Felani, a 15-year-old girl, was shot dead by the Indian border guards while she was crossing into Bangladesh over the barbed-wire fences on Phulbari border in Dinajpur January 7, 2011.  The brutal killing shocked people both in Bangladesh and India and drew widespread condemnation.
Three Bangladeshis are on the list of five witnesses prepared by the BSF. But Bangladesh authorities could not send them to India to testify in the court in last several months as the case remained stuck in procedural tangle.

The BSF earlier recorded statements of the three Bangladeshi witnesses, including Felani’s father Nur Islam Nuru , during a primary investigation of the murder.

After investigation, BSF submitted charge sheet against its constable Amiya Ghosh, who shot Felani with his 5.56mm INSUS rifle.

According to Indian law, Amiya Ghosh will be tried by the Indian General Securities Forces Court (GSFC) which gave an order on October 18, 2012 to start the trial in the Felani murder case. 

But the court could not start the proceedings as the BSF have failed to produce the three Bangladeshi witnesses. 
The GSFC is equivalent of the Indian court martial.

Felani’s alleged killer constable Amiya Ghosh has been allowed to stay at his station, 181BSF battalion. 

The BSF wrote to the BGB authorities in October last year asking it to send the three Bangladeshi witnesses to the Indian GSFC court. 
The Indian High Commission in Dhaka also requested the Bangladesh government to take necessary steps to send the witnesses.
The Bangladesh government, in its reply, sought to know about the questions the Bangladeshi witnesses might be asked by the court.
But the BSF refused to send the possible questions in advance.

In its letter the BSF said, ‘It is not possible to let the Bangladesh government know in advance about the possible questions to be asked by the court,’ the sources said.

Thus several letters have been exchanged between India and Bangladesh over the matter.

The BGB director general said, ‘I took over a few months ago…What I know about the matter is that BGB has received a letter from BSF regarding the three witnesses whom the Indian court wants to examine.’ 

‘In December last, Rangpur sector headquarters of BGB wrote to the BSF to know about the location, time and date for the three Bangladeshi witnesses to be present for their appearance in the Indian court.
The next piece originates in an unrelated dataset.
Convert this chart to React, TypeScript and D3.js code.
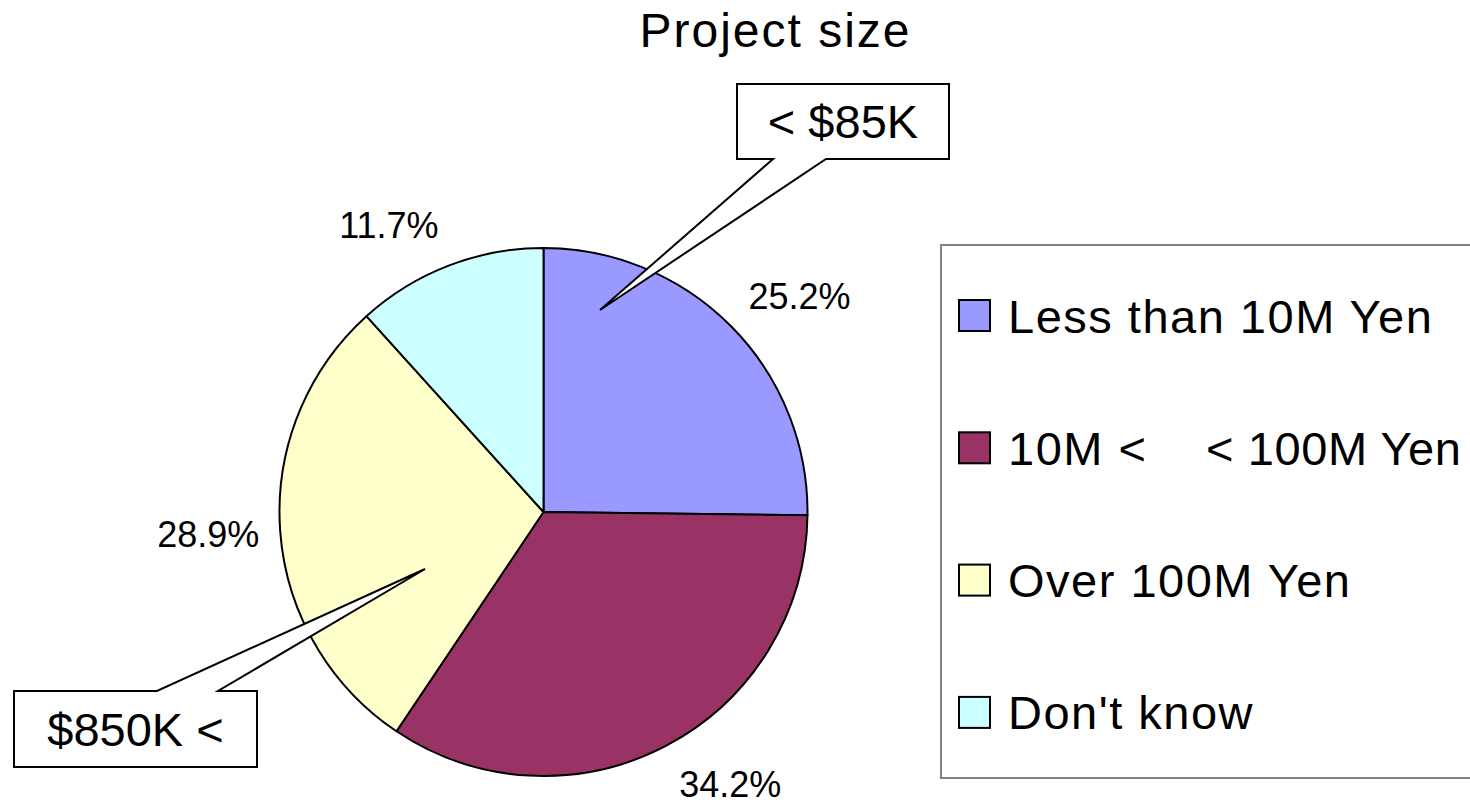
import React from "react";
import * as d3 from "d3";

const categories = ["Less than 10M Yen", "10M <    < 100M Yen", "Over 100M Yen", "Don't know"];
const values = [25.2, 34.2, 28.9, 11.7];
const colors = ["#9999FF", "#993366", "#FFFFCC", "#CCFFFF"];
const title = "Project size";
const callouts = [
  { text: "< $85K", box: [737, 84, 949, 159], base: [773, 826], tip: [600, 310] },
  { text: "$850K <", box: [14, 691, 257, 767], base: [157, 218], tip: [425, 569] },
];

const FONT = "'Liberation Sans', Arial, Helvetica, sans-serif";

export default function App() {
  const W = 1470, H = 808;
  const cx = 543.5, cy = 512, R = 264;
  const pie = d3.pie<number>().sort(null).value((d) => d).startAngle(0).endAngle(2 * Math.PI);
  const arcs = pie(values);
  const arc = d3.arc<d3.PieArcDatum<number>>().innerRadius(0).outerRadius(R);
  const labelR = 281;

  const calloutPath = (c: any) => {
    const [x0, y0, x1, y1] = c.box;
    const [b0, b1] = c.base;
    const [tx, ty] = c.tip;
    if (ty > y1) {
      return `M${x0},${y0}L${x1},${y0}L${x1},${y1}L${b1},${y1}L${tx},${ty}L${b0},${y1}L${x0},${y1}Z`;
    }
    return `M${x0},${y0}L${b0},${y0}L${tx},${ty}L${b1},${y0}L${x1},${y0}L${x1},${y1}L${x0},${y1}Z`;
  };

  return (
    <svg width={W} height={H} style={{ position: "absolute", left: 0, top: 0, background: "#fff" }}>
      <text x={775.5} y={47} textAnchor="middle" fontFamily={FONT} fontSize={48} letterSpacing={2} fill="#000">
        {title}
      </text>
      <g transform={`translate(${cx},${cy})`}>
        {arcs.map((a, i) => (
          <path key={i} d={arc(a) as string} fill={colors[i]} stroke="#000" strokeWidth={2} strokeLinejoin="round" />
        ))}
        {arcs.map((a, i) => {
          const mid = (a.startAngle + a.endAngle) / 2;
          const s = Math.sin(mid), c = Math.cos(mid);
          const px = labelR * s + (s >= 0 ? 5 : -4);
          const py = -labelR * c - c * 26;
          return (
            <text key={i} x={px} y={py} dy="0.36em" textAnchor={s >= 0 ? "start" : "end"} fontFamily={FONT} fontSize={36} fill="#000">
              {values[i].toFixed(1) + "%"}
            </text>
          );
        })}
      </g>
      {callouts.map((c, i) => (
        <g key={i}>
          <path d={calloutPath(c)} fill="#fff" stroke="#000" strokeWidth={2} strokeLinejoin="miter" />
          <text
            x={(c.box[0] + c.box[2]) / 2}
            y={(c.box[1] + c.box[3]) / 2}
            dy="0.36em"
            textAnchor="middle"
            fontFamily={FONT}
            fontSize={47}
            fill="#000"
          >
            {c.text}
          </text>
        </g>
      ))}
      <rect x={941} y={245} width={560} height={533} fill="#fff" stroke="#808080" strokeWidth={2} />
      {categories.map((cat, i) => {
        const yc = 315.5 + i * 132.3;
        const parts = cat.split(/\s{2,}/);
        return (
          <g key={i}>
            <rect x={959} y={yc - 15.5} width={31} height={31} fill={colors[i]} stroke="#000" strokeWidth={2} />
            <text x={1008} y={yc + 17} fontFamily={FONT} fontSize={47} letterSpacing={1.5} fill="#000">
              {parts.length > 1 ? (
                <>
                  <tspan x={1008}>{parts[0]}</tspan>
                  <tspan x={1206} letterSpacing={0.6}>{parts[1]}</tspan>
                </>
              ) : (
                cat
              )}
            </text>
          </g>
        );
      })}
    </svg>
  );
}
But the BSF has not replied to the BGB letter as yet. We are waiting for the reply,’ he said.

‘The BGB is ready to provide all necessary support,’ he added.

Meanwhile, Felani’s father Nur Islam Nuru is anxiously waiting to hear that the killer of his innocent daughter has been punished.
‘I am the number one witness to the murder of my daughter on the border… I was on the spot. I am ready to testify in the Indian court and demand justice…,’ Nuru said.

Felani’s father also said that last month, a BGB member came to his house and took him to the camp of 27 Battalion. They told him that he might need to go with them to India to testify as a witness to his daughter’s killing.

‘Later I received threats from some locals that I might invite trouble if I go to India to testify. Now I am worried…,’ Nur said.

‘But I am ready to go to the court any day. The then home minister Sahara Khatun came to my house and gave me Tk 3 lakh. I had requested the home minister to take action against Felani’s killers. But I did not see any action in last two years. I have doubt if the government is serious about it,’ he said. 

On the morning of January 7, 2011, Felani and her father were returning from India as the date of her marriage had been set. Her father crossed into Bangladesh by scaling the barbed-wire fences but Felani failed as her clothes got tangled in the barbed wire on the international border 947 ( between pillars 3 and 4 at Anantapur, Fulbari) and she was shot dead by the BSF. Felani used to work as a domestic help in New Delhi. 

The body of Felani remained hanging from the barbed wire fences for about four hours before the BSF soldiers took it away. The BSF later handed over Felani’s body to the BGB.